--- BEGIN ---

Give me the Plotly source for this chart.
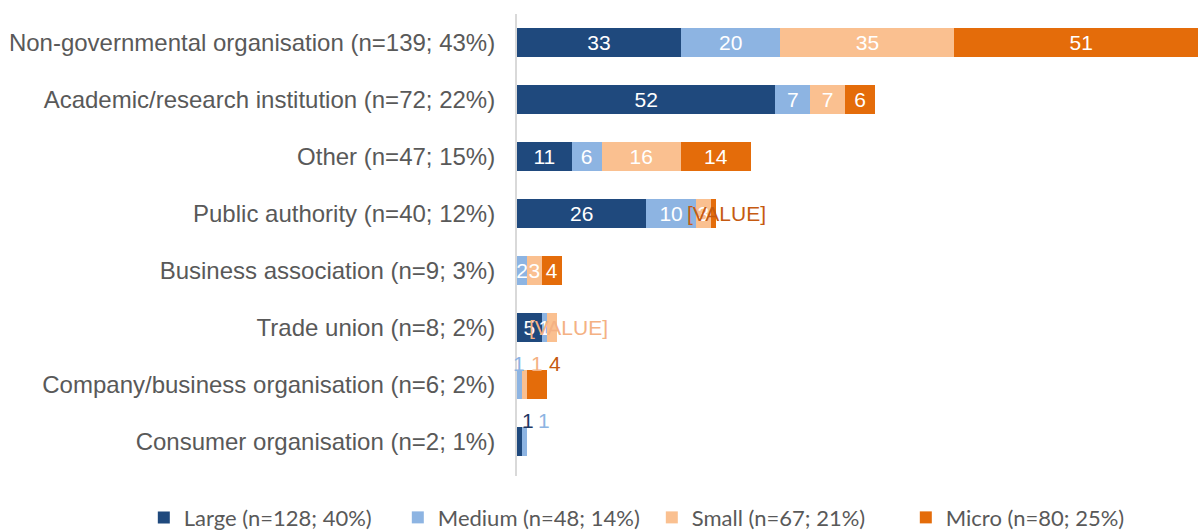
import plotly.graph_objects as go

categories = [
    "Non-governmental organisation (n=139; 43%)",
    "Academic/research institution (n=72; 22%)",
    "Other (n=47; 15%)",
    "Public authority (n=40; 12%)",
    "Business association (n=9; 3%)",
    "Trade union (n=8; 2%)",
    "Company/business organisation (n=6; 2%)",
    "Consumer organisation (n=2; 1%)",
]
large = [33, 52, 11, 26, 0, 5, 0, 1]
medium = [20, 7, 6, 10, 2, 1, 1, 1]
small = [35, 7, 16, 3, 3, 2, 1, 0]
micro = [51, 6, 14, 1, 4, 0, 4, 0]

series_names = ["Large (n=128; 40%)", "Medium (n=48; 14%)", "Small (n=67; 21%)", "Micro (n=80; 25%)"]
colors = ["#1F497D", "#8DB4E2", "#FAC090", "#E46C0A"]
label_colors = ["#1F3864", "#8DB4E2", "#F4B183", "#C55A11"]

series = [large, medium, small, micro]

LABEL_FONT = "Liberation Sans, Arial, sans-serif"

# labels drawn as callouts instead of inside text
# (series index, category index, text, xshift, yshift)
callouts = [
    (3, 3, "[VALUE]", 13, 0),
    (2, 5, "[VALUE]", 17, 0),
    (1, 6, "1", 0, 21),
    (2, 6, "1", 13, 21),
    (3, 6, "4", 18, 21),
    (0, 7, "1", 9, 21),
    (1, 7, "1", 20, 21),
]
callout_keys = {(s, c) for s, c, *_ in callouts}

fig = go.Figure()
for si, (vals, name, col) in enumerate(zip(series, series_names, colors)):
    texts = []
    for ci, v in enumerate(vals):
        if v == 0 or (si, ci) in callout_keys:
            texts.append("")
        else:
            texts.append(str(v))
    fig.add_trace(go.Bar(
        y=categories, x=vals, name=name, orientation="h",
        marker=dict(color=col, line=dict(width=0)),
        text=texts, textposition="inside", insidetextanchor="middle", textangle=0,
        textfont=dict(color="white", size=21, family=LABEL_FONT),
        hoverinfo="x+y+name",
    ))


def seg_center(si, ci):
    start = sum(series[k][ci] for k in range(si))
    return start + series[si][ci] / 2


annotations = []
for si, ci, txt, xs, ys in callouts:
    annotations.append(dict(
        x=seg_center(si, ci), y=categories[ci], xref="x", yref="y",
        text=txt, showarrow=False, xshift=xs, yshift=ys,
        font=dict(color=label_colors[si], size=21, family=LABEL_FONT),
    ))

fig.update_layout(
    barmode="stack",
    width=1198, height=531,
    margin=dict(l=517, r=0, t=14, b=55, autoexpand=False),
    plot_bgcolor="white", paper_bgcolor="white",
    bargap=0.5,
    uniformtext=dict(mode="show", minsize=21),
    showlegend=True,
    legend=dict(
        orientation="h", x=-0.548, xref="paper", xanchor="left",
        y=-0.09, yref="paper", yanchor="middle",
        font=dict(size=22, color="#595959", family="Lato, Carlito, sans-serif"),
        traceorder="normal", itemwidth=30,
        entrywidth=209, entrywidthmode="pixels",
    ),
    annotations=annotations,
    xaxis=dict(range=[0, 137], showgrid=False, showticklabels=False, zeroline=False,
               showline=False, fixedrange=True, automargin=False),
    yaxis=dict(
        categoryorder="array", categoryarray=categories, autorange="reversed",
        showgrid=False, zeroline=False, showline=True, linecolor="#D9D9D9", linewidth=2,
        ticks="", ticklabelstandoff=15, automargin=False,
        tickfont=dict(size=24, color="#595959", family=LABEL_FONT),
    ),
)

fig.write_html("out.html", config={"displayModeBar": False},
               post_script="document.body.style.margin='0';")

--- END ---

Transcribe the listing above verbatim. Omit the pictures.

Give me the Plotly source for this chart.
import plotly.graph_objects as go

categories = [
    "Non-governmental organisation (n=139; 43%)",
    "Academic/research institution (n=72; 22%)",
    "Other (n=47; 15%)",
    "Public authority (n=40; 12%)",
    "Business association (n=9; 3%)",
    "Trade union (n=8; 2%)",
    "Company/business organisation (n=6; 2%)",
    "Consumer organisation (n=2; 1%)",
]
large = [33, 52, 11, 26, 0, 5, 0, 1]
medium = [20, 7, 6, 10, 2, 1, 1, 1]
small = [35, 7, 16, 3, 3, 2, 1, 0]
micro = [51, 6, 14, 1, 4, 0, 4, 0]

series_names = ["Large (n=128; 40%)", "Medium (n=48; 14%)", "Small (n=67; 21%)", "Micro (n=80; 25%)"]
colors = ["#1F497D", "#8DB4E2", "#FAC090", "#E46C0A"]
label_colors = ["#1F3864", "#8DB4E2", "#F4B183", "#C55A11"]

series = [large, medium, small, micro]

LABEL_FONT = "Liberation Sans, Arial, sans-serif"

# labels drawn as callouts instead of inside text
# (series index, category index, text, xshift, yshift)
callouts = [
    (3, 3, "[VALUE]", 13, 0),
    (2, 5, "[VALUE]", 17, 0),
    (1, 6, "1", 0, 21),
    (2, 6, "1", 13, 21),
    (3, 6, "4", 18, 21),
    (0, 7, "1", 9, 21),
    (1, 7, "1", 20, 21),
]
callout_keys = {(s, c) for s, c, *_ in callouts}

fig = go.Figure()
for si, (vals, name, col) in enumerate(zip(series, series_names, colors)):
    texts = []
    for ci, v in enumerate(vals):
        if v == 0 or (si, ci) in callout_keys:
            texts.append("")
        else:
            texts.append(str(v))
    fig.add_trace(go.Bar(
        y=categories, x=vals, name=name, orientation="h",
        marker=dict(color=col, line=dict(width=0)),
        text=texts, textposition="inside", insidetextanchor="middle", textangle=0,
        textfont=dict(color="white", size=21, family=LABEL_FONT),
        hoverinfo="x+y+name",
    ))


def seg_center(si, ci):
    start = sum(series[k][ci] for k in range(si))
    return start + series[si][ci] / 2


annotations = []
for si, ci, txt, xs, ys in callouts:
    annotations.append(dict(
        x=seg_center(si, ci), y=categories[ci], xref="x", yref="y",
        text=txt, showarrow=False, xshift=xs, yshift=ys,
        font=dict(color=label_colors[si], size=21, family=LABEL_FONT),
    ))

fig.update_layout(
    barmode="stack",
    width=1198, height=531,
    margin=dict(l=517, r=0, t=14, b=55, autoexpand=False),
    plot_bgcolor="white", paper_bgcolor="white",
    bargap=0.5,
    uniformtext=dict(mode="show", minsize=21),
    showlegend=True,
    legend=dict(
        orientation="h", x=-0.548, xref="paper", xanchor="left",
        y=-0.09, yref="paper", yanchor="middle",
        font=dict(size=22, color="#595959", family="Lato, Carlito, sans-serif"),
        traceorder="normal", itemwidth=30,
        entrywidth=209, entrywidthmode="pixels",
    ),
    annotations=annotations,
    xaxis=dict(range=[0, 137], showgrid=False, showticklabels=False, zeroline=False,
               showline=False, fixedrange=True, automargin=False),
    yaxis=dict(
        categoryorder="array", categoryarray=categories, autorange="reversed",
        showgrid=False, zeroline=False, showline=True, linecolor="#D9D9D9", linewidth=2,
        ticks="", ticklabelstandoff=15, automargin=False,
        tickfont=dict(size=24, color="#595959", family=LABEL_FONT),
    ),
)

fig.write_html("out.html", config={"displayModeBar": False},
               post_script="document.body.style.margin='0';")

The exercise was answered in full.